Last week we looked at ways to establish rapport by building a bridge between the other person and ourselves. Without a bridge for communication we are all separated by a canyon of differences due to feelings, beliefs, values, perceptions, ideas, etc. you can enhance communication by finding ways to put yourself on the other person’s side.

This is not an easy matter, mainly because we usually do not know what it means to be on the other person’s side. We do not know what she feels, what she values, or where she is at any given moment in terms of hopes, fears, stresses, and joys.

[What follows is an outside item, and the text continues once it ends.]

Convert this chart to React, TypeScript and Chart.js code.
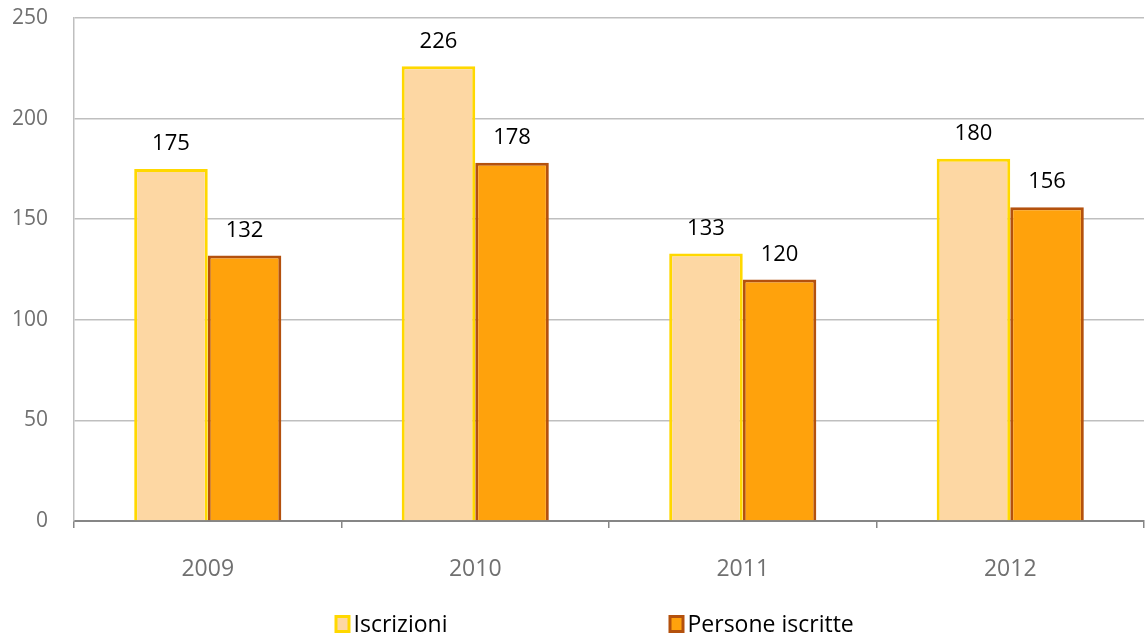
import React, { useEffect, useRef } from 'react';
import { Chart, registerables } from 'chart.js';

Chart.register(...registerables);

const categories = ['2009', '2010', '2011', '2012'];
const iscrizioni = [175, 226, 133, 180];
const personeIscritte = [132, 178, 120, 156];
const seriesNames = ['Iscrizioni', 'Persone iscritte'];
const yMin = 0;
const yMax = 250;
const yStep = 50;

const FONT = '"Open Sans", "Liberation Sans", sans-serif';
const fills = ['#FDD7A3', '#FFA20C'];
const borders = ['#FFD800', '#B4510D'];

const valueLabels = {
  id: 'valueLabels',
  afterDatasetsDraw(chart: any) {
    const ctx = chart.ctx;
    ctx.save();
    ctx.font = `22px ${FONT}`;
    ctx.fillStyle = '#000000';
    ctx.textAlign = 'center';
    ctx.textBaseline = 'middle';
    chart.data.datasets.forEach((ds: any, i: number) => {
      const meta = chart.getDatasetMeta(i);
      meta.data.forEach((el: any, j: number) => {
        ctx.fillText(String(ds.data[j]), el.x, el.y - 25);
      });
    });
    ctx.restore();
  },
};

const bottomLegend = {
  id: 'bottomLegend',
  afterDraw(chart: any) {
    const ctx = chart.ctx;
    const cx = chart.width / 2;
    const y = 624;
    const starts = [cx - 238, cx + 96];
    ctx.save();
    ctx.font = `23px ${FONT}`;
    ctx.textBaseline = 'middle';
    ctx.textAlign = 'left';
    chart.data.datasets.forEach((ds: any, i: number) => {
      const x = starts[i];
      ctx.fillStyle = ds.borderColor;
      ctx.fillRect(x, y - 9, 16, 18);
      ctx.fillStyle = ds.backgroundColor;
      ctx.fillRect(x + 3, y - 6, 10, 12);
      ctx.fillStyle = '#000000';
      ctx.fillText(ds.label, x + 19, y + 1);
    });
    ctx.restore();
  },
};

export default function App() {
  const canvasRef = useRef<HTMLCanvasElement | null>(null);

  useEffect(() => {
    document.body.style.margin = '0';
    const canvas = canvasRef.current;
    if (!canvas) return;
    const chart = new Chart(canvas, {
      type: 'bar',
      data: {
        labels: categories,
        datasets: [
          {
            label: seriesNames[0],
            data: iscrizioni,
            backgroundColor: fills[0],
            borderColor: borders[0],
            borderWidth: 3,
            categoryPercentage: 0.55,
            barPercentage: 1.0,
          },
          {
            label: seriesNames[1],
            data: personeIscritte,
            backgroundColor: fills[1],
            borderColor: borders[1],
            borderWidth: 3,
            categoryPercentage: 0.55,
            barPercentage: 1.0,
          },
        ],
      },
      options: {
        animation: false,
        responsive: true,
        maintainAspectRatio: false,
        layout: { padding: { top: 18, right: 1, bottom: 48, left: 0 } },
        plugins: {
          legend: { display: false },
          tooltip: { enabled: false },
        },
        scales: {
          x: {
            grid: {
              offset: true,
              drawOnChartArea: false,
              drawTicks: true,
              tickLength: 7,
              color: '#868686',
              lineWidth: 1.5,
            },
            border: { color: '#868686', width: 2 },
            ticks: {
              color: '#707070',
              font: { family: FONT, size: 23 },
              padding: 28,
            },
            afterFit(scale: any) {
              scale.height = 70;
            },
          },
          y: {
            min: yMin,
            max: yMax,
            ticks: {
              stepSize: yStep,
              color: '#707070',
              font: { family: FONT, size: 21 },
              padding: 0,
            },
            grid: {
              color: '#BFBFBF',
              lineWidth: 1.5,
              drawTicks: true,
              tickLength: 26,
              tickColor: 'rgba(0,0,0,0)',
            },
            border: { color: '#BFBFBF', width: 1.5 },
            afterFit(scale: any) {
              scale.width = 74;
            },
          },
        },
      },
      plugins: [valueLabels, bottomLegend],
    });
    return () => chart.destroy();
  }, []);

  return (
    <div style={{ position: 'relative', width: 1145, height: 639 }}>
      <canvas ref={canvasRef} />
    </div>
  );
}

Unfortunately, we cannot gain insight into where the other person is coming from until we establish a common basis for sharing this kind of information. Therefore, our challenge is to find out what we share in common by observation, listening, and intuition.

You can begin by observing physical attributes, such as sex, age, weight, hair coloring, style and color of clothing, jewelry, or other distinguishing features. Based on these initial observations, you then use your intuition to respond to those attributes that you either share in common, or to which you can relate.

For example, when I was introduced to a man with a luxuriant reddish brown beard, I complimented him on his beard and mentioned that my beard looked like that once (my beard is now white). By recognizing and complimenting his beard, I found a common ground (fellow beard wearers) that opened the door for a more personal level of sharing.

I also notice names, accents, or other indications of geographical origin. For example, when I hear a Polish name, I ask if he has been to Poland to trace his origins. I then mention that I had a project in Poland for many years and in Poland a person’s name identifies his family and locale of origin.

When I see a wedding ring, I often ask if he has children. With four children of my own, I can relate to the role of parent. I also look for indications of type of work, hobbies, or other interests to which I can relate. According to what I observe, I ask about the nature of the person’s work or interests, such as cars, sports, computers, etc.

Finding common ground is a matter of observing as many points in common as possible. Be cautious, however, and check out your observations and assumptions by asking for verification. By answering your questions, people will tell you about their common ground.